● **SHORT TASK**
Set down the material exactly as given, please, from its first line through the line that includes "24, 26, 28];".

● **SUPPLIED MATERIAL**

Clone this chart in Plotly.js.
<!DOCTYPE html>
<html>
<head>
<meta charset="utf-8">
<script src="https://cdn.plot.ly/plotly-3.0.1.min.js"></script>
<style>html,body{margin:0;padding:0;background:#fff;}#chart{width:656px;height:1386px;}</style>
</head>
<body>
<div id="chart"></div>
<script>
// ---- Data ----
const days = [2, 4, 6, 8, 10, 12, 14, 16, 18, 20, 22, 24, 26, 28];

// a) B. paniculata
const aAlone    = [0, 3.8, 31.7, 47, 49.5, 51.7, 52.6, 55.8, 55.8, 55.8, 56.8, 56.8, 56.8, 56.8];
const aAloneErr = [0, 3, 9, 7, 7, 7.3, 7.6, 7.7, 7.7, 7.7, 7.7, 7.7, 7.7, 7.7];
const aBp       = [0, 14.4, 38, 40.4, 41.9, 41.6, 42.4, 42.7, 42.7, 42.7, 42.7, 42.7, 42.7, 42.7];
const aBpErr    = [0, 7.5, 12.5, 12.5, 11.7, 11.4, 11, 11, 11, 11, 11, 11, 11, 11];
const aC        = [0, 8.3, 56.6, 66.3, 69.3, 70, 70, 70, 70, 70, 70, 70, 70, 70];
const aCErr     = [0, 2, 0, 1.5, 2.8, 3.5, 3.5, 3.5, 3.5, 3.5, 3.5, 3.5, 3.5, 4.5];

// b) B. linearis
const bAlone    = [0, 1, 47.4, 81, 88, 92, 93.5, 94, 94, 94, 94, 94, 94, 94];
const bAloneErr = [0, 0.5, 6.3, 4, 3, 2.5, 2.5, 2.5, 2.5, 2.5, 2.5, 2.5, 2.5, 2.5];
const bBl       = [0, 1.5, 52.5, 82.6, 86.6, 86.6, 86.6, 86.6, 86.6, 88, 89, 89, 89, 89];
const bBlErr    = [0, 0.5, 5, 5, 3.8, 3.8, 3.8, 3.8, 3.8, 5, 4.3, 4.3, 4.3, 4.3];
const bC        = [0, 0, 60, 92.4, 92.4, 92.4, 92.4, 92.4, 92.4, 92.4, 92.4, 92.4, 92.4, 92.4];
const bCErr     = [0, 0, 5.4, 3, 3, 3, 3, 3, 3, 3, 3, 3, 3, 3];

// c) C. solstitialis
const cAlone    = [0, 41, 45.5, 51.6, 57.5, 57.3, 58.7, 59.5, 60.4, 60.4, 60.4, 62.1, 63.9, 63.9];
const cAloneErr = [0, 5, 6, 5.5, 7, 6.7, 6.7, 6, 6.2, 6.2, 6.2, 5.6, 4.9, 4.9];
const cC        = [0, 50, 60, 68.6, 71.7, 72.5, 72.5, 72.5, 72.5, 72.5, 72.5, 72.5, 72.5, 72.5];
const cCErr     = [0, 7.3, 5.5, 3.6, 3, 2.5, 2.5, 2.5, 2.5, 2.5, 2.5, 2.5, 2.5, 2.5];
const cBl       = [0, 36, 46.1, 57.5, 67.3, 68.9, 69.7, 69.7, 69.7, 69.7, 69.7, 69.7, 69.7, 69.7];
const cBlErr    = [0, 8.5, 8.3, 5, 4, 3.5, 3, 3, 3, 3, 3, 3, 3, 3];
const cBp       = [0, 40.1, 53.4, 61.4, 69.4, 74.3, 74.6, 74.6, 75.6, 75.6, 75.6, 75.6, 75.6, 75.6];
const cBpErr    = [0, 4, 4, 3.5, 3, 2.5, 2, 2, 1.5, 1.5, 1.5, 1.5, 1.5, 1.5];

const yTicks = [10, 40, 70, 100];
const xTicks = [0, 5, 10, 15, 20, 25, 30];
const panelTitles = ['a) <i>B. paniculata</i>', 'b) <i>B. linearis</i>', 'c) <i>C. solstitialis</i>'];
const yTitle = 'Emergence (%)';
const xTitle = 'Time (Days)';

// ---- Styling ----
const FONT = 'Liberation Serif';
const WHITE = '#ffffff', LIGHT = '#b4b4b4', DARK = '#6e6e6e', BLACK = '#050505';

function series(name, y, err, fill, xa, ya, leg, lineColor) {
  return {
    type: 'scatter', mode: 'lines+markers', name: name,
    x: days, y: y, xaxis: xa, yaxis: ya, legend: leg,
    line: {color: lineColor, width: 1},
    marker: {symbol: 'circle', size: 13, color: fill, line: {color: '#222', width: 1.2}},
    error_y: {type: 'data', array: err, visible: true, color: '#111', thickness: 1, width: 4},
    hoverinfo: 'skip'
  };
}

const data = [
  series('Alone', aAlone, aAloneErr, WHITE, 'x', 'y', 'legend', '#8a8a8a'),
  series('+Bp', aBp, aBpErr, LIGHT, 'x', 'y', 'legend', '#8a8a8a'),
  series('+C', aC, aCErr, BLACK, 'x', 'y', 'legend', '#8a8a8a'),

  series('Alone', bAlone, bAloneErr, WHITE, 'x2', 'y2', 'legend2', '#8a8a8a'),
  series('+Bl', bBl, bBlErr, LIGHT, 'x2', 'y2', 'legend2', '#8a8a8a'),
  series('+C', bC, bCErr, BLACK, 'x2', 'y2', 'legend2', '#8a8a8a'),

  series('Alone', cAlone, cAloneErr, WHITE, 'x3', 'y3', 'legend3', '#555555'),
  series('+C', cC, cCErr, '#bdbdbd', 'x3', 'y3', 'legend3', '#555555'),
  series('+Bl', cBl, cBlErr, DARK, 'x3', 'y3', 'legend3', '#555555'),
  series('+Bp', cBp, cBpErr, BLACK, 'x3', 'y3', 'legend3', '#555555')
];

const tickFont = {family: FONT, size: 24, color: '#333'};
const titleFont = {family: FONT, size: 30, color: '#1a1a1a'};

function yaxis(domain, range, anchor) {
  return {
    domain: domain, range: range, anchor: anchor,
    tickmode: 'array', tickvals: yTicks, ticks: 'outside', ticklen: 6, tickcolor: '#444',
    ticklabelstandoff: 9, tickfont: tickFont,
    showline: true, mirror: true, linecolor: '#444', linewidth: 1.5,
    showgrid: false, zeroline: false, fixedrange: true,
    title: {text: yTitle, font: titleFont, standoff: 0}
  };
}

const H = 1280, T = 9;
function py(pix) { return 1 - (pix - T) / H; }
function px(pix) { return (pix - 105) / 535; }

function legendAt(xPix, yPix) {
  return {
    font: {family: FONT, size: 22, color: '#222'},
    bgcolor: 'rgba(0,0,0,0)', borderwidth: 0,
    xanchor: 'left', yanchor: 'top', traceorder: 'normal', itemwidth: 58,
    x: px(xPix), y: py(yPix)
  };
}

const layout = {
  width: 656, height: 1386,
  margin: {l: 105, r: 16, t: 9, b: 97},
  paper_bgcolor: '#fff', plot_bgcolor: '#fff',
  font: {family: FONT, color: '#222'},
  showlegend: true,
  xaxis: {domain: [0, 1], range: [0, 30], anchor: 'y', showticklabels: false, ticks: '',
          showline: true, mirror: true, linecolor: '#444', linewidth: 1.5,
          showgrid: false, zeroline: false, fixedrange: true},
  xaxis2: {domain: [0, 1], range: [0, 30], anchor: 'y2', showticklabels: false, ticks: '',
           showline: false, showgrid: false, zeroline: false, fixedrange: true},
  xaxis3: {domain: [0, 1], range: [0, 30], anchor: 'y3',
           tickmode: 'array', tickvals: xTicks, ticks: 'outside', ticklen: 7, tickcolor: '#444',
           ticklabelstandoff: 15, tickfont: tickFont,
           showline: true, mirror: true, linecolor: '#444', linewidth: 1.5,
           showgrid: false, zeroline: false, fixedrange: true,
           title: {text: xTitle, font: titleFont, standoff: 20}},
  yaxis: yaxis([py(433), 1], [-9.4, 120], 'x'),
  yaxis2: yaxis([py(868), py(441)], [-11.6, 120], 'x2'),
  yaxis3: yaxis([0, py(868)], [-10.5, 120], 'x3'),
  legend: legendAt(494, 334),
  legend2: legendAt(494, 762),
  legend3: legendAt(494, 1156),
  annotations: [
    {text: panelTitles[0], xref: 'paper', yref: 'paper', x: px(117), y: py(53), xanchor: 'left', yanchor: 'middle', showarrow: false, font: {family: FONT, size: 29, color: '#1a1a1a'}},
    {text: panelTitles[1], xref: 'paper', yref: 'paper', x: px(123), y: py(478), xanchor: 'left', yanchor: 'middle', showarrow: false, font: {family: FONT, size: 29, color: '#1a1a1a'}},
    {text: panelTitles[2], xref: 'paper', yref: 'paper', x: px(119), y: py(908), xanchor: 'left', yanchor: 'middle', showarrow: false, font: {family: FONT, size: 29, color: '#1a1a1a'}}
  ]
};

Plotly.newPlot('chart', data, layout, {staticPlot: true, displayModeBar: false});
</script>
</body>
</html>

● **WRITTEN ANSWER**
Clone this chart in Plotly.js.
<!DOCTYPE html>
<html>
<head>
<meta charset="utf-8">
<script src="https://cdn.plot.ly/plotly-3.0.1.min.js"></script>
<style>html,body{margin:0;padding:0;background:#fff;}#chart{width:656px;height:1386px;}</style>
</head>
<body>
<div id="chart"></div>
<script>
// ---- Data ----
const days = [2, 4, 6, 8, 10, 12, 14, 16, 18, 20, 22, 24, 26, 28];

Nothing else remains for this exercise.